|
An Introducing Broker (IB) functions as an agent or extension of
the Futures Commission Merchant (FCM). Essentially, the IB is a
partner of the FCM. FCMs are typicallycorporations that solicit or accept orders
for the purchase or sale of any commodity for future delivery on or subject to the
rules of any exchange and that accept payment from or extend credit to those whose
orders are accepted.
Introducing Brokers (IB) can operate as an individual,
partnership or company. They are engaged in soliciting or in accepting orders for
the purchase or sale of commodities or OTC FX products. IBs do not accept any money,
securities, or property to margin, guarantee, or secure any trades or contracts
that result therefrom. They can operate on a full time or part time status. As with
anything else, the more effort the Introducing Broker expends, the higher the reward
he or she will receive.
Since the mid 90s, when technology afforded the opportunity for small or medium
size investors to participate in the Foreign Exchange market, entrepreneurs were
given the chance to share in the rapid and ascending growth of this new industry.
Many investors are unaware of the fact that most brokerage houses, including both
equities and commodities, are or act as an Introducing Broker. Very few are Broker
Dealers or Future Commission Merchants. Equity firms who do not clear their own
trades will use a third party. The same applies for commodities and Forex brokers.
There are roughly 150 Futures Commission Merchants registered in the United States.
Of the 150, approximately 25 are restricted to “making markets” in Foreign Exchange
Market, which is referred to as FX Dealers.
Introducing Brokers simply refer business to the clearing firm or FCM. Based
on the current trends in the Forex industry, Introducing Brokers offer four primary
products and/or services as denoted below.
1. Introduce clients who trade their own funds. IBs are compensated in
the form of “rebates” from the FCM.
2. Offer Managed Accounts Services for your clients. IBs who offer managed
account services can be compensated in several ways: 1) profit sharing, 2) management
fees, 3) mark-up fee and 4) commissions.
IBs who offer managed account services should have adequate training,
a reasonable amount of trading experience and adhere to strong risk management.
Spot Forex transactions carry a high degree of risk. Trading funds should only consist
of risk capital or funds that an individual or an institution can afford to lose.
3. Provide educational services, such as workshops, seminars, webinars
and one-on-one training. Many Introducing Brokers who possess the knowledge, experience
and expertise offer educational packages to beginners in the form of CD/DVD or downloaded
software.
IBs will charge a fee for their product and/or service. When an IB holds
a seminar, the instructor might explain how to apply his or her trading strategy
by executing a live trade on the electronic platform during real time market hours.

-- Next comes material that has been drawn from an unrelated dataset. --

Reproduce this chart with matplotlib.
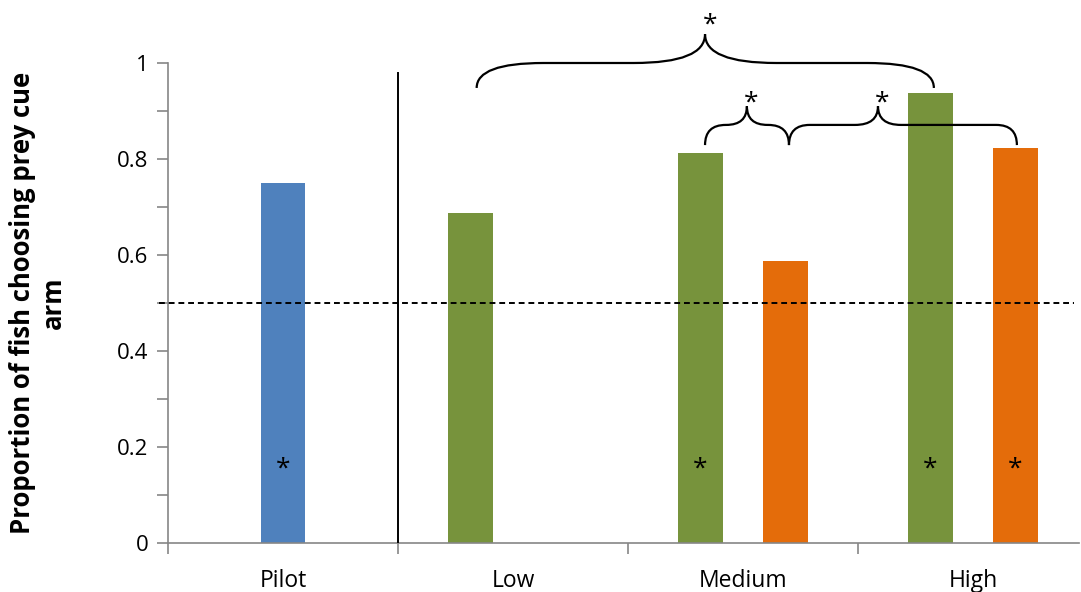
import numpy as np
import matplotlib.pyplot as plt
from matplotlib.path import Path
from matplotlib.patches import PathPatch
from matplotlib.ticker import MultipleLocator

plt.rcParams['font.family'] = ['Open Sans', 'DejaVu Sans']

# proportions per stimulus level
categories = ["Pilot", "Low", "Medium", "High"]
pilot_vals = [0.75, np.nan, np.nan, np.nan]
green_vals = [np.nan, 0.6875, 0.8125, 0.9375]
orange_vals = [np.nan, np.nan, 0.5882, 0.8235]
# which bars get a significance star
pilot_sig = [True, False, False, False]
green_sig = [False, False, True, True]
orange_sig = [False, False, False, True]

BLUE = "#4F81BD"
GREEN = "#77933C"
ORANGE = "#E46C0A"

fig = plt.figure(figsize=(10.81, 5.92), dpi=100)
ax = fig.add_axes([168 / 1081, 49 / 592, 911 / 1081, 480 / 592])

x = np.arange(len(categories))
off, w = 0.185, 0.195
ax.bar(x, pilot_vals, width=w, color=BLUE, zorder=2)
ax.bar(x - off, green_vals, width=w, color=GREEN, zorder=2)
ax.bar(x + off, orange_vals, width=w, color=ORANGE, zorder=2)

star_y = 0.155
for xs, sig in [(x, pilot_sig), (x - off, green_sig), (x + off, orange_sig)]:
    for xi, s in zip(xs, sig):
        if s:
            ax.text(xi, star_y, "*", ha="center", va="center", fontsize=19)

ax.set_xlim(-0.5, 3.461)
ax.set_ylim(0, 1)

# chance level and pilot separator
ax.axhline(0.5, xmin=-0.01, xmax=0.995, color="black", lw=1.4,
           ls=(0, (3, 2)), zorder=3, clip_on=False)
ax.plot([0.5, 0.5], [0, 0.98], color="black", lw=1.4, zorder=3)


def brace(x0, x1, xm, y0, yh, yp, r_end, r_mid, star_dy):
    verts = [(x0, y0), (x0, yh), (x0 + r_end, yh),
             (xm - r_mid, yh), (xm, yh), (xm, yp),
             (xm, yh), (xm + r_mid, yh),
             (x1 - r_end, yh), (x1, yh), (x1, y0)]
    codes = [Path.MOVETO, Path.CURVE3, Path.CURVE3,
             Path.LINETO, Path.CURVE3, Path.CURVE3,
             Path.CURVE3, Path.CURVE3,
             Path.LINETO, Path.CURVE3, Path.CURVE3]
    ax.add_patch(PathPatch(Path(verts, codes), fill=False, lw=1.6,
                           color="black", clip_on=False, zorder=4))
    ax.text(xm + 0.02, yp + star_dy, "*", ha="center", va="center",
            fontsize=19, clip_on=False)


brace(0.842, 2.83, 1.835, 0.948, 1.0, 1.06, 0.29, 0.31, 0.018)
brace(1.835, 2.2, 2.017, 0.829, 0.871, 0.91, 0.09, 0.09, 0.006)
brace(2.2, 3.191, 2.587, 0.829, 0.871, 0.91, 0.09, 0.1, 0.006)

# axes styling
for side in ["top", "right"]:
    ax.spines[side].set_visible(False)
for side in ["left", "bottom"]:
    ax.spines[side].set_color("#868686")
    ax.spines[side].set_linewidth(1.2)

ax.yaxis.set_major_locator(MultipleLocator(0.2))
ax.yaxis.set_minor_locator(MultipleLocator(0.1))
ax.set_yticks([0, 0.2, 0.4, 0.6, 0.8, 1.0], ["0", "0.2", "0.4", "0.6", "0.8", "1"])
ax.tick_params(axis="y", which="both", length=8, width=1.2, color="#868686",
               labelsize=16, pad=6)

ax.set_xticks([-0.5, 0.5, 1.5, 2.5])
ax.set_xticklabels([])
ax.set_xticks(x, categories, minor=True)
ax.tick_params(axis="x", which="major", length=8, width=1.2, color="#868686")
ax.tick_params(axis="x", which="minor", length=0, labelsize=16.5, pad=19)

ax.set_ylabel("Proportion of fish choosing prey cue\narm", fontsize=18.5,
              fontweight="bold", labelpad=36, linespacing=1.2)

fig.savefig("out.png", dpi=100)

Beginners will become familiar with the trading platform while the instructor is
teaching his or her trading methodology. The next step is having your client demonstrate
the platform, taking advantage of “paper trading” or demo accounts. Once your client
is comfortable with the platform, the market and is prepared to trade real funds,
he or she will be well prepared. Just as important, your client will feel confident.

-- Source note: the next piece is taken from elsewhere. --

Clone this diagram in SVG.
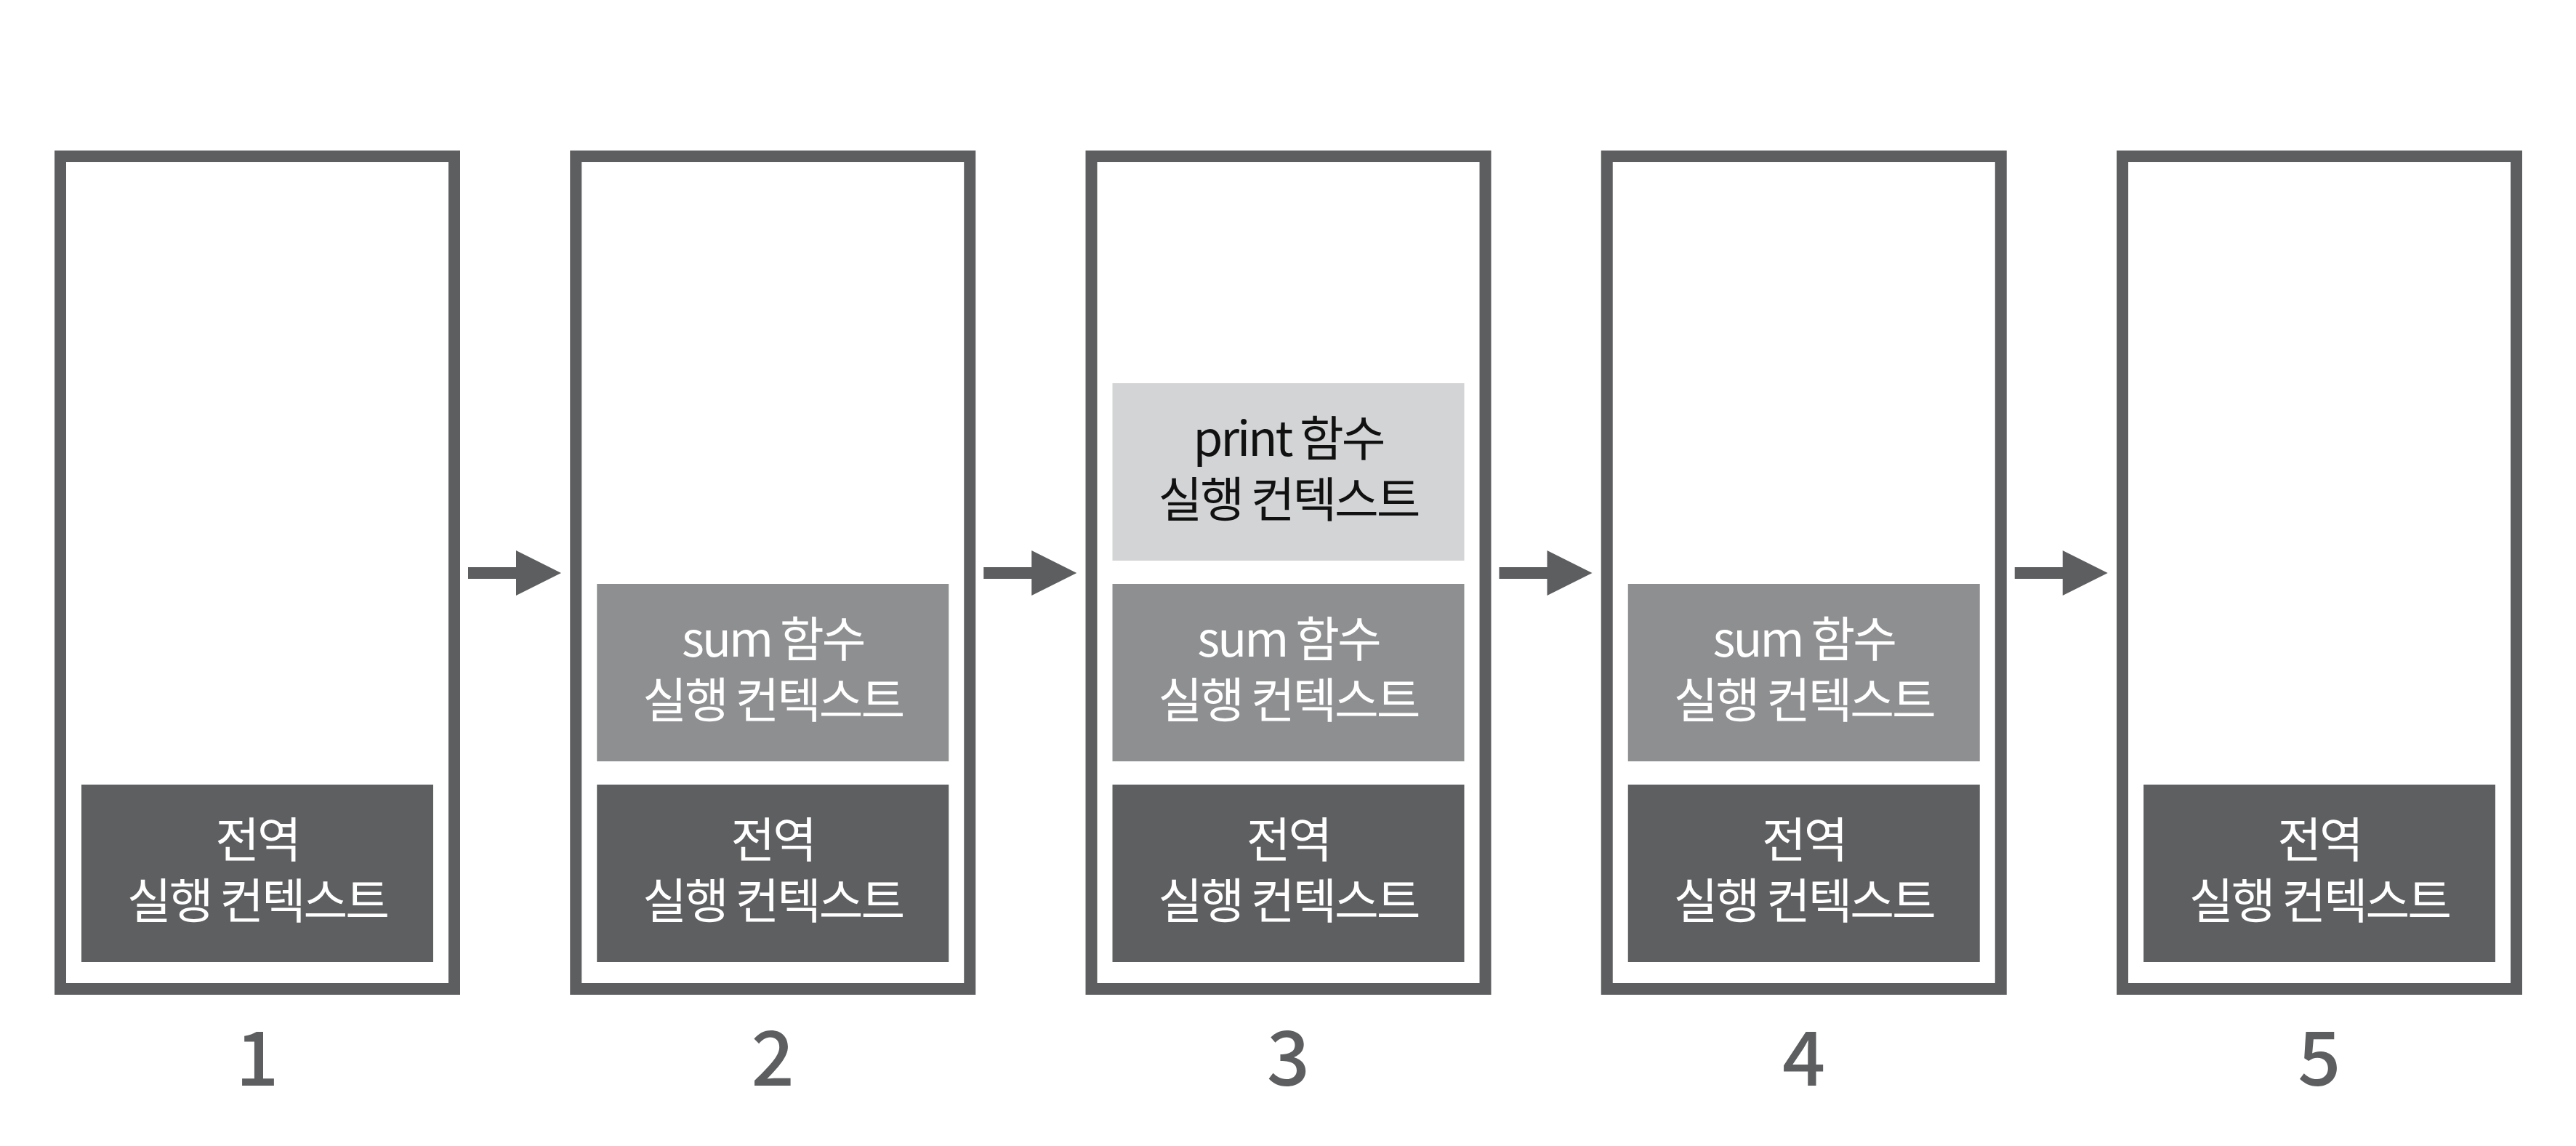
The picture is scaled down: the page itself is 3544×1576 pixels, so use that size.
<svg xmlns="http://www.w3.org/2000/svg" width="3544" height="1576" viewBox="0 0 3544 1576">
<style>
.frame{fill:none;stroke:#5d5e60;stroke-width:16}
.g{fill:#5e5f61}
.s{fill:#8e8f91}
.p{fill:#d3d4d6}
.t{font-family:"Noto Sans CJK KR","Noto Sans",sans-serif;font-size:66px;letter-spacing:-3px;text-anchor:middle}
.w{fill:#ffffff}
.k{fill:#111111}
.n{font-family:"Noto Sans CJK KR","Noto Sans",sans-serif;font-size:104px;font-weight:500;fill:#5d5e60;text-anchor:middle}
.arr{fill:#5d5e60}
</style>
<rect width="3544" height="1576" fill="#ffffff"/>
<defs>
<g id="glob"><rect class="g" x="0" y="0" width="484" height="244"/><text class="t w" x="242" y="100">전역</text><text class="t w" x="242" y="184">실행 컨텍스트</text></g>
<g id="sumc"><rect class="s" x="0" y="0" width="484" height="244"/><text class="t w" x="242" y="100">sum 함수</text><text class="t w" x="242" y="184">실행 컨텍스트</text></g>
<g id="prnc"><rect class="p" x="0" y="0" width="484" height="244"/><text class="t k" x="242" y="100">print 함수</text><text class="t k" x="242" y="184">실행 컨텍스트</text></g>
</defs>
<g id="stack1">
<rect class="frame" x="83" y="215" width="542" height="1145"/>
<use href="#glob" x="112" y="1079"/>
<text class="n" x="354" y="1493">1</text>
</g>
<g id="stack2">
<rect class="frame" x="792.25" y="215" width="542" height="1145"/>
<use href="#sumc" x="821.25" y="803"/>
<use href="#glob" x="821.25" y="1079"/>
<text class="n" x="1063.25" y="1493">2</text>
</g>
<g id="stack3">
<rect class="frame" x="1501.5" y="215" width="542" height="1145"/>
<use href="#prnc" x="1530.5" y="527"/>
<use href="#sumc" x="1530.5" y="803"/>
<use href="#glob" x="1530.5" y="1079"/>
<text class="n" x="1772.5" y="1493">3</text>
</g>
<g id="stack4">
<rect class="frame" x="2210.75" y="215" width="542" height="1145"/>
<use href="#sumc" x="2239.75" y="803"/>
<use href="#glob" x="2239.75" y="1079"/>
<text class="n" x="2481.75" y="1493">4</text>
</g>
<g id="stack5">
<rect class="frame" x="2920" y="215" width="542" height="1145"/>
<use href="#glob" x="2949" y="1079"/>
<text class="n" x="3191" y="1493">5</text>
</g>
<g id="connectors">
<path class="arr" d="M644 780 H710 V757 L772 788 L710 819 V796 H644 Z"/>
<path class="arr" transform="translate(709.25 0)" d="M644 780 H710 V757 L772 788 L710 819 V796 H644 Z"/>
<path class="arr" transform="translate(1418.5 0)" d="M644 780 H710 V757 L772 788 L710 819 V796 H644 Z"/>
<path class="arr" transform="translate(2127.75 0)" d="M644 780 H710 V757 L772 788 L710 819 V796 H644 Z"/>
</g>
</svg>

4. Signal services – in addition to offering Forex training services,
many IBs who have considerable market experience and who are considered experts
in their field, will provide signal services, informing clients when to enter or
exit the market. Typically, IBs will charge a monthly or annual fee. In addition,
they will be compensated in the form of rebates by referring the client to the FCM.
Signal services are not widely promoted by Introducing Brokers. Unless the IB has
automated the process using a sophisticated software application, it can be very
arduous because the market operates 24 hours per day, 5.5 days per week. In the
most simplest form, Introducing Brokers will set up some type of forum or instant
messaging system, informing the clients when to enter and exit the market.
In order to do this effectively, you will need to design an automated
application, based on your “trading system” or strategy, which notifies your clients
instantaneously what to do. Realistically, you cannot just include entry and exit
points. Failure to advise your clients to include a Stop, Limit or OCO order when
placing a unprotected market order would be unwise and irresponsible. Obviously,
there are many factors and variables to this service or product. If an Introducing
Broker is “position” or “swing” trading, as opposed to “scalping” or trading short
term, then a rudimentary method of communication could suffice.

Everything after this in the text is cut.